# Missing data

We typically see missing values as NaN (Not A Number).

In [1]:
import org.apache.spark.sql.functions._

## Dataframe with missing values '?' and 'NaN'

In [2]:
 val df = List(
    ("blue", 6.0, Double.NaN , 6.0),
    ("green", Double.NaN, 4.0, Double.NaN),
    ("red", 2.0, 3.0, 5.0)
    ).toDF("index","ball","mug","pen")

df.show()

+-----+----+---+---+
|index|ball|mug|pen|
+-----+----+---+---+
| blue| 6.0|NaN|6.0|
|green| NaN|4.0|NaN|
|  red| 2.0|3.0|5.0|
+-----+----+---+---+



df = [index: string, ball: double ... 2 more fields]

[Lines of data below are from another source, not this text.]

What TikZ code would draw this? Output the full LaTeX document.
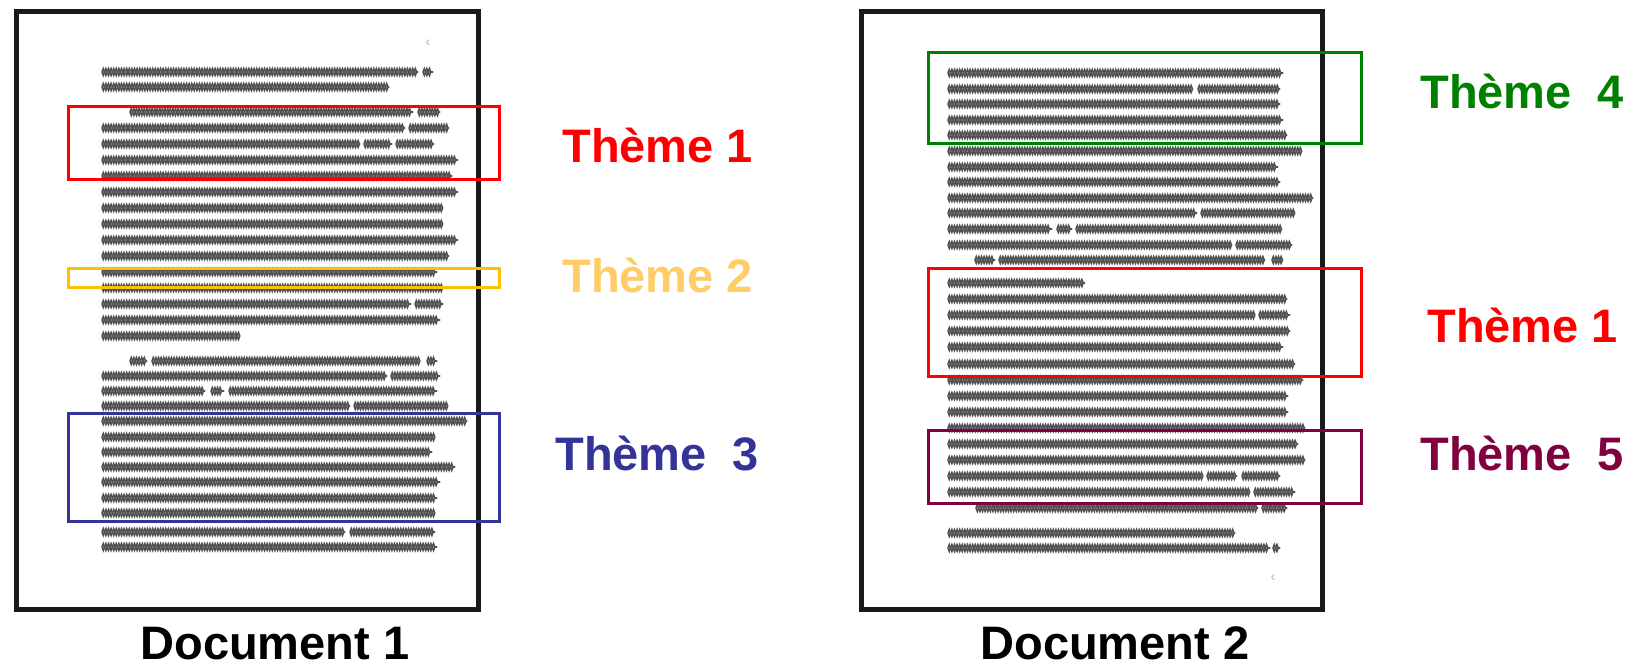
\documentclass[tikz,border=0pt]{standalone}
\usepackage{fontspec}
\setmainfont{Liberation Sans}
\usetikzlibrary{decorations.pathmorphing}
\definecolor{thred}{RGB}{255,0,0}
\definecolor{thyellowbox}{RGB}{255,192,0}
\definecolor{thyellowtxt}{RGB}{255,204,102}
\definecolor{thblue}{RGB}{51,51,153}
\definecolor{thgreen}{RGB}{0,128,0}
\definecolor{thpurple}{RGB}{128,0,64}
\tikzset{
  zz/.style={draw=black!68, line width=0.8pt, decorate,
    decoration={zigzag, segment length=2.6pt, amplitude=1.7pt}},
  zzb/.style={draw=black!68, line width=0.8pt, decorate,
    decoration={zigzag, segment length=2.6pt, amplitude=-1.7pt}},
  pageframe/.style={draw=black!90, line width=2.5pt},
  themebox/.style={line width=1.5pt},
  biglabel/.style={font=\fontsize{23.5}{28}\selectfont\bfseries, anchor=base west, inner sep=0pt},
  faintmark/.style={font=\fontsize{7}{8}\selectfont, text=black!30, inner sep=0pt}
}
\newcommand\txtseg[3]{\draw[zz] (#1,#3) -- (#2,#3); \draw[zzb] (#1,#3) -- (#2,#3);}
\begin{document}
\begin{tikzpicture}[x=0.5pt,y=-0.5pt]
\useasboundingbox (0,0) rectangle (1634,666);
\fill[white] (0,0) rectangle (1634,666);

% pages
\draw[pageframe] (16,11) rectangle (478,609);
\draw[pageframe] (861,11) rectangle (1322,609);

% faint marks
\node[faintmark] (m1) at (428,43) {‹};
\node[faintmark] (m2) at (1273,578) {‹};

% Document 1 text lines
\foreach \a/\b/\y in {
 102/418/72, 423/433/72,
 102/389/87,
 130/413/112, 418/440/112,
 102/405/128, 409/449/128,
 102/360/144, 364/392/144, 396/434/144,
 102/458/160,
 102/452/176,
 102/458/192,
 102/443/208,
 102/443/224,
 102/458/240,
 102/449/256,
 102/437/272,
 102/443/288,
 102/411/304, 415/443/304,
 102/440/320,
 102/240/336,
 130/147/361, 152/420/361, 427/437/361,
 102/387/376, 391/440/376,
 102/205/391, 211/224/391, 229/437/391,
 102/350/406, 354/448/406,
 102/467/421,
 102/435/437,
 102/432/452,
 102/455/467,
 102/440/482,
 102/437/498,
 102/435/513,
 102/345/532, 350/435/532,
 102/437/547}
 {\txtseg{\a}{\b}{\y}}

% Document 2 text lines
\foreach \a/\b/\y in {
 948/1283/73,
 948/1193/89, 1198/1280/89,
 948/1280/104,
 948/1283/120,
 948/1287/135,
 948/1302/151,
 948/1278/167,
 948/1280/182,
 948/1313/198,
 948/1197/213, 1201/1295/213,
 948/1052/229, 1057/1072/229, 1076/1282/229,
 948/1232/245, 1236/1292/245,
 975/995/260, 999/1265/260, 1272/1283/260,
 948/1085/283,
 948/1287/299,
 948/1255/315, 1259/1290/315,
 948/1290/331,
 948/1283/347,
 948/1295/364,
 948/1303/380,
 948/1288/396,
 948/1288/412,
 948/1305/428,
 948/1298/444,
 948/1305/460,
 948/1203/476, 1207/1237/476, 1242/1280/476,
 948/1250/492, 1254/1295/492,
 976/1258/508, 1262/1287/508,
 948/1235/533,
 948/1270/548, 1273/1280/548}
 {\txtseg{\a}{\b}{\y}}

% theme boxes, document 1
\draw[themebox, thred] (68,106) rectangle (499,179);
\draw[themebox, thyellowbox] (68,268) rectangle (499,287);
\draw[themebox, thblue] (68,413) rectangle (499,521);
% theme boxes, document 2
\draw[themebox, thgreen] (928,52) rectangle (1361,143);
\draw[themebox, thred] (928,268) rectangle (1361,376);
\draw[themebox, thpurple] (928,430) rectangle (1361,503);

% labels
\node[biglabel, text=thred] (t1a) at (562,162) {Thème 1};
\node[biglabel, text=thyellowtxt] (t2) at (562,292) {Thème 2};
\node[biglabel, text=thblue] (t3) at (555,470) {Thème\ \ 3};
\node[biglabel, text=thgreen] (t4) at (1420,108) {Thème\ \ 4};
\node[biglabel, text=thred] (t1b) at (1427,342) {Thème 1};
\node[biglabel, text=thpurple] (t5) at (1420,470) {Thème\ \ 5};
\node[biglabel] (d1) at (140,659) {Document 1};
\node[biglabel] (d2) at (980,659) {Document 2};
\end{tikzpicture}
\end{document}
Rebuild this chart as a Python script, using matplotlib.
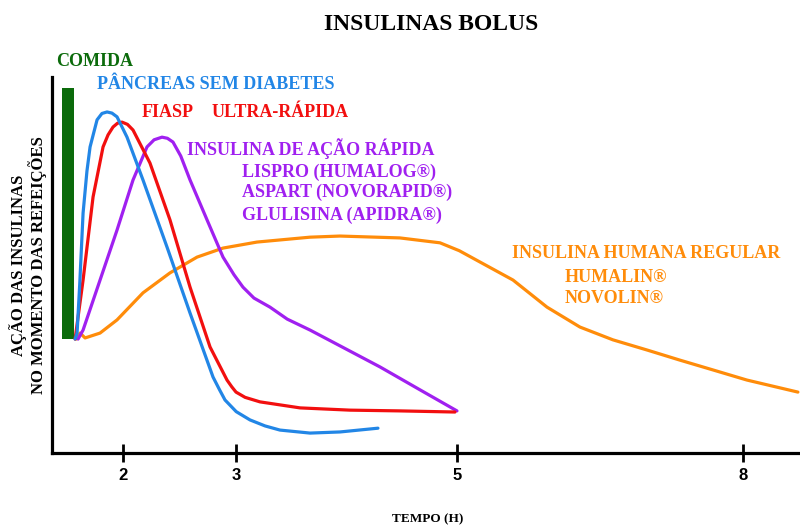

[index: string, ball: double ... 2 more fields]

## Drop NaNs

In [3]:
df.na.drop().show()

+-----+----+---+---+
|index|ball|mug|pen|
+-----+----+---+---+
|  red| 2.0|3.0|5.0|
+-----+----+---+---+



## Replace 'NaN' with '0'

In [4]:
df.na.fill(0).show()

+-----+----+---+---+
|index|ball|mug|pen|
+-----+----+---+---+
| blue| 6.0|0.0|6.0|
|green| 0.0|4.0|0.0|
|  red| 2.0|3.0|5.0|
+-----+----+---+---+



In [5]:
df.na.fill(0,Seq("pen","mug")).show()

+-----+----+---+---+
|index|ball|mug|pen|
+-----+----+---+---+
| blue| 6.0|0.0|6.0|
|green| NaN|4.0|0.0|
|  red| 2.0|3.0|5.0|
+-----+----+---+---+



## Replace 'NaN' with the mean

In [6]:
val M = df.select("pen").na.drop().select(mean("pen")).as[Double].collect

M = Array(5.5)


[5.5]

In [7]:
df.na.fill(M(0),Seq("pen")).show()

+-----+----+---+---+
|index|ball|mug|pen|
+-----+----+---+---+
| blue| 6.0|NaN|6.0|
|green| NaN|4.0|5.5|
|  red| 2.0|3.0|5.0|
+-----+----+---+---+



In [8]:
df.na.fill(Map("pen" -> M(0), "mug" -> 0, "ball" -> 1)).show()

+-----+----+---+---+
|index|ball|mug|pen|
+-----+----+---+---+
| blue| 6.0|0.0|6.0|
|green| 1.0|4.0|5.5|
|  red| 2.0|3.0|5.0|
+-----+----+---+---+



## Replace values

In [9]:
df.na.replace("*", Map(6.0 -> 7.0, 2.0 -> 3.5)).show()

+-----+----+---+---+
|index|ball|mug|pen|
+-----+----+---+---+
| blue| 7.0|NaN|7.0|
|green| NaN|4.0|NaN|
|  red| 3.5|3.0|5.0|
+-----+----+---+---+



In [10]:
df.na.replace(Seq("pen","mug"), Map(6.0 -> 7.0, 2.0 -> 3.5)).show()

+-----+----+---+---+
|index|ball|mug|pen|
+-----+----+---+---+
| blue| 6.0|NaN|7.0|
|green| NaN|4.0|NaN|
|  red| 2.0|3.0|5.0|
+-----+----+---+---+